Boualem Sansal ist auch ein Analytiker. Er analysiert die Geschichte Algeriens der letzten 58 Jahre, in der dem algerischen Volk sehr viel, zu viel Unrecht und Leid des eigenen Regimes angetan wurde, von Diktatoren und Generälen des Militärs und Geheimdienstes, die die Ausbeutung des algerischen Volkes durch die französische Kolonialmacht fortsetzen.

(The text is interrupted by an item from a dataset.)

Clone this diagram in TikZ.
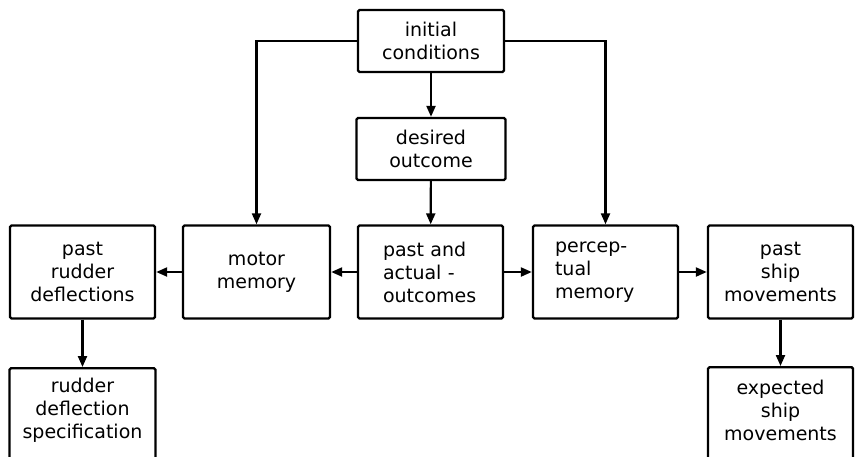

Boualem Sansal ist auch ein Aufklärer, der seinen Landsleuten Mut zuspricht, sich zu äußern, Unrecht anzuklagen, mit seinen Mitmenschen, Kindern und Enkeln zu diskutieren, die Geschehnisse, die Ungerechtigkeiten anzuprangern und aufzuklären. Er schreibt auf, was die Algerier zwar wissen, aber Angst haben zu sagen und nimmt das Risiko auf sich, von der Regierung gemaßregelt, am Schreiben gehindert zu werden und Schlimmeres, in dem er die Tatsachen beim Namen nennt.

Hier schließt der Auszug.